──────── Information shown ────────

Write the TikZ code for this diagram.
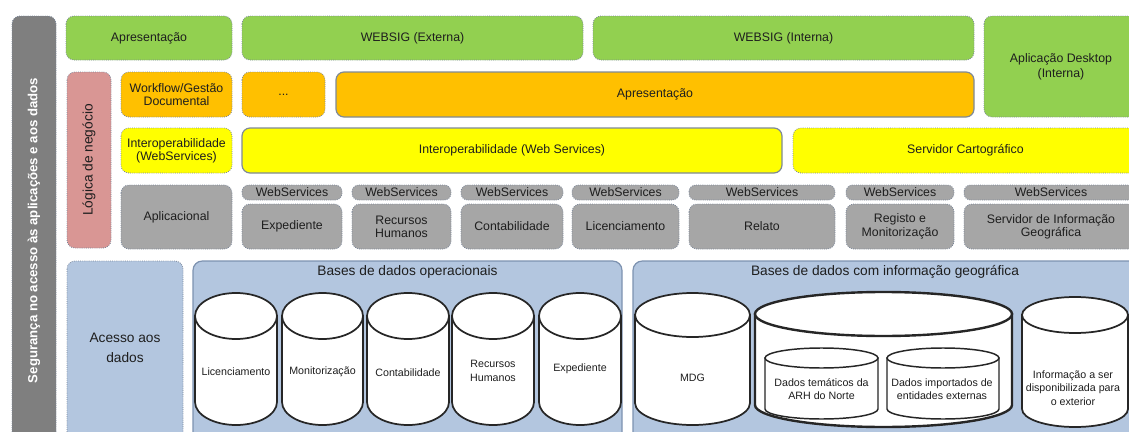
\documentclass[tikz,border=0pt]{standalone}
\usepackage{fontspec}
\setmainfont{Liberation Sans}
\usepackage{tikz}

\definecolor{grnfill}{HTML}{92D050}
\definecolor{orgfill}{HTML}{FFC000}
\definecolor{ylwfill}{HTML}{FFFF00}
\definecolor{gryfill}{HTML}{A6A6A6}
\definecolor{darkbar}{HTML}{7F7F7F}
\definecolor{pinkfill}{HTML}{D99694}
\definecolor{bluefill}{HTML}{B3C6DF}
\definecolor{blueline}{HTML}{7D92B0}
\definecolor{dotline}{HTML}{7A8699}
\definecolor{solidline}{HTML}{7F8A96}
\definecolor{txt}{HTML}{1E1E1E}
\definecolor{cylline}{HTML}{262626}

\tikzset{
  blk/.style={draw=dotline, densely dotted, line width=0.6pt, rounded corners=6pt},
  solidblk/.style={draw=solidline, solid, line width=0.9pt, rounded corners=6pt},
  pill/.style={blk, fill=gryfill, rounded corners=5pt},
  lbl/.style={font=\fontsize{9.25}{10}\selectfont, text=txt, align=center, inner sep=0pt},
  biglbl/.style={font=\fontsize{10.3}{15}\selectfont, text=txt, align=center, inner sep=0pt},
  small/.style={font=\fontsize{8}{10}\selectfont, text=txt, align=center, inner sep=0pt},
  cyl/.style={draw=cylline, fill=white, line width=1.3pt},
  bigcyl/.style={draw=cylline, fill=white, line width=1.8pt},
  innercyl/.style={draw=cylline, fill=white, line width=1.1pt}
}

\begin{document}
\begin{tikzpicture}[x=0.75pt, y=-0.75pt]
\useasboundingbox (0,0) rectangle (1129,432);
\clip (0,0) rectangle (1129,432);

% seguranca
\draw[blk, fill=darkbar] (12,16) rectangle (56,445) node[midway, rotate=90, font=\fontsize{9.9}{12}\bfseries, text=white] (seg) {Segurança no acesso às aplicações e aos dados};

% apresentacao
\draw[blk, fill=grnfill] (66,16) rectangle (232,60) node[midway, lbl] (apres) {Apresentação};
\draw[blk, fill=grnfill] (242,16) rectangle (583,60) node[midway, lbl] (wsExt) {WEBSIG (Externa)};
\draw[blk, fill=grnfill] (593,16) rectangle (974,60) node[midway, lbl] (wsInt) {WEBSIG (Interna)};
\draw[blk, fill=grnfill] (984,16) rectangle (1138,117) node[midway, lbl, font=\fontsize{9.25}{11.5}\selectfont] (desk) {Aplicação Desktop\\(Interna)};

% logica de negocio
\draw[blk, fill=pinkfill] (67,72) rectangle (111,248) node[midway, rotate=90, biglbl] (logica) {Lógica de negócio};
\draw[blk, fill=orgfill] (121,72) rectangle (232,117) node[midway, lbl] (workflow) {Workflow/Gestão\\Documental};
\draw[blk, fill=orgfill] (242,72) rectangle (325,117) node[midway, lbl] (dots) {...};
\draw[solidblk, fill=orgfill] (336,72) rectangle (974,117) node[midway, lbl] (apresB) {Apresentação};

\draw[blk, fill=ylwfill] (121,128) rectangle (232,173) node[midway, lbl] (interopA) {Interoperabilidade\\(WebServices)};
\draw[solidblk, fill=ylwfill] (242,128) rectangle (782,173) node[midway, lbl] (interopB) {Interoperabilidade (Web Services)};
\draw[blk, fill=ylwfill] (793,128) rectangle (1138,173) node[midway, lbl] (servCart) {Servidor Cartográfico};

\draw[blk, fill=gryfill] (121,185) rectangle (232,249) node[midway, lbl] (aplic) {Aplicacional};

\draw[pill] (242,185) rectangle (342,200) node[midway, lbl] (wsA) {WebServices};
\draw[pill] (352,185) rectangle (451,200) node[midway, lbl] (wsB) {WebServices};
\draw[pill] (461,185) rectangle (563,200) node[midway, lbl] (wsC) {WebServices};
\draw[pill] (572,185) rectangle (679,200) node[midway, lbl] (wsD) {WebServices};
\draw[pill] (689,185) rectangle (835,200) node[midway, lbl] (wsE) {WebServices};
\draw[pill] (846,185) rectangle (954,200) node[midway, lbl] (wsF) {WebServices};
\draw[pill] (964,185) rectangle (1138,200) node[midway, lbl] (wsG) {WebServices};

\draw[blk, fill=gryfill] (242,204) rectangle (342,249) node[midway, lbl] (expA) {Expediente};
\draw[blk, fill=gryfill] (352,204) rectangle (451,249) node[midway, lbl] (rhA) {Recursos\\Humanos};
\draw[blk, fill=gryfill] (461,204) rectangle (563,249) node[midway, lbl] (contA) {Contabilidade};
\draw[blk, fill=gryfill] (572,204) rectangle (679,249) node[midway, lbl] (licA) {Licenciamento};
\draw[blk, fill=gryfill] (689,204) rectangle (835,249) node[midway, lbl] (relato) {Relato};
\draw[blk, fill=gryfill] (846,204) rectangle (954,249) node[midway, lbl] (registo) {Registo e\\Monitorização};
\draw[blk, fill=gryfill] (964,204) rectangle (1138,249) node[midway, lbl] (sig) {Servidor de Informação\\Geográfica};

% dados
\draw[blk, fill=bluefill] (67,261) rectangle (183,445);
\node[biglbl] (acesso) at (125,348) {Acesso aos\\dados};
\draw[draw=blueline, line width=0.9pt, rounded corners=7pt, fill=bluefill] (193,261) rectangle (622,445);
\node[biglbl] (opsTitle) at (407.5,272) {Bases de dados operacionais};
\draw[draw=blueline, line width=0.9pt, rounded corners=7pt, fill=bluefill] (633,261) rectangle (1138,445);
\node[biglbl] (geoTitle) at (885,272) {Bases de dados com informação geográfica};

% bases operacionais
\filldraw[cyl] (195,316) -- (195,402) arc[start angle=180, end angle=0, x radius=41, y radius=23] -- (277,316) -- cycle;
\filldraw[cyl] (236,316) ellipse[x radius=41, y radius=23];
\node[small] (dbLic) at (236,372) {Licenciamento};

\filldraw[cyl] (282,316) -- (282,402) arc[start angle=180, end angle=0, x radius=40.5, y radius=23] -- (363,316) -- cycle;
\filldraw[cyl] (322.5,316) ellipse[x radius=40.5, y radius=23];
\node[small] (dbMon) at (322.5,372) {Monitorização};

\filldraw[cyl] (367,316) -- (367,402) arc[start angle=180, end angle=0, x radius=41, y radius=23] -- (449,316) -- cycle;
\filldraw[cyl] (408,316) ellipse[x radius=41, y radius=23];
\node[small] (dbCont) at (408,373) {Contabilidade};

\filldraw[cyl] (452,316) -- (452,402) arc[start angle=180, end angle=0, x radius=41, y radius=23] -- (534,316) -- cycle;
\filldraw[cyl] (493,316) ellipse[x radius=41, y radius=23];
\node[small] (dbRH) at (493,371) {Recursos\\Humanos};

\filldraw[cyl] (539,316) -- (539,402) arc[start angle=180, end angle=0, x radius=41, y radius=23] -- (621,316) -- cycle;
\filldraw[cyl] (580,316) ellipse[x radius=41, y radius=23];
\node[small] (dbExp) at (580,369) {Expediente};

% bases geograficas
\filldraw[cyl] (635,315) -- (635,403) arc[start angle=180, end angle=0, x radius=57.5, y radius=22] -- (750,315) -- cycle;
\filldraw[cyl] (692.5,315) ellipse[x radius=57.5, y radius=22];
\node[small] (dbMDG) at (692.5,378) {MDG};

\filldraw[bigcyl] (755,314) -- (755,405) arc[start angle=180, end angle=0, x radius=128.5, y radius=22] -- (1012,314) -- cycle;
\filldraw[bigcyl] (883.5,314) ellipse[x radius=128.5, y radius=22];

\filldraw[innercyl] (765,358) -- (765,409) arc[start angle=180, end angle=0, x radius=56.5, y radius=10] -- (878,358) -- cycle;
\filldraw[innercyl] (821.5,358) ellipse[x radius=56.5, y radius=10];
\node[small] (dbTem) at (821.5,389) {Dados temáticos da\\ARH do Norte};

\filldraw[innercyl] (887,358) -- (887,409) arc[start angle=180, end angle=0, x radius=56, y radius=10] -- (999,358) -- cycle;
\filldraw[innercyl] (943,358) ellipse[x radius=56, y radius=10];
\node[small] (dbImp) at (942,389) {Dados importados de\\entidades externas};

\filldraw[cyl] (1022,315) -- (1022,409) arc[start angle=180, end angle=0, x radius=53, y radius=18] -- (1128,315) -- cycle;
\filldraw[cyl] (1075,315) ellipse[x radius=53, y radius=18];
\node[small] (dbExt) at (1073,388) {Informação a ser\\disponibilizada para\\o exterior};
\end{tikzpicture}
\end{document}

────────

Please extract exactly the lines of the data, from the first through the line containing "fill=darkbar] (12,16) rectangle", and add no pictures to the copy.

• Solution:
Write the TikZ code for this diagram.
\documentclass[tikz,border=0pt]{standalone}
\usepackage{fontspec}
\setmainfont{Liberation Sans}
\usepackage{tikz}

\definecolor{grnfill}{HTML}{92D050}
\definecolor{orgfill}{HTML}{FFC000}
\definecolor{ylwfill}{HTML}{FFFF00}
\definecolor{gryfill}{HTML}{A6A6A6}
\definecolor{darkbar}{HTML}{7F7F7F}
\definecolor{pinkfill}{HTML}{D99694}
\definecolor{bluefill}{HTML}{B3C6DF}
\definecolor{blueline}{HTML}{7D92B0}
\definecolor{dotline}{HTML}{7A8699}
\definecolor{solidline}{HTML}{7F8A96}
\definecolor{txt}{HTML}{1E1E1E}
\definecolor{cylline}{HTML}{262626}

\tikzset{
  blk/.style={draw=dotline, densely dotted, line width=0.6pt, rounded corners=6pt},
  solidblk/.style={draw=solidline, solid, line width=0.9pt, rounded corners=6pt},
  pill/.style={blk, fill=gryfill, rounded corners=5pt},
  lbl/.style={font=\fontsize{9.25}{10}\selectfont, text=txt, align=center, inner sep=0pt},
  biglbl/.style={font=\fontsize{10.3}{15}\selectfont, text=txt, align=center, inner sep=0pt},
  small/.style={font=\fontsize{8}{10}\selectfont, text=txt, align=center, inner sep=0pt},
  cyl/.style={draw=cylline, fill=white, line width=1.3pt},
  bigcyl/.style={draw=cylline, fill=white, line width=1.8pt},
  innercyl/.style={draw=cylline, fill=white, line width=1.1pt}
}

\begin{document}
\begin{tikzpicture}[x=0.75pt, y=-0.75pt]
\useasboundingbox (0,0) rectangle (1129,432);
\clip (0,0) rectangle (1129,432);

% seguranca
\draw[blk, fill=darkbar] (12,16) rectangle (56,445) node[midway, rotate=90, font=\fontsize{9.9}{12}\bfseries, text=white] (seg) {Segurança no acesso às aplicações e aos dados};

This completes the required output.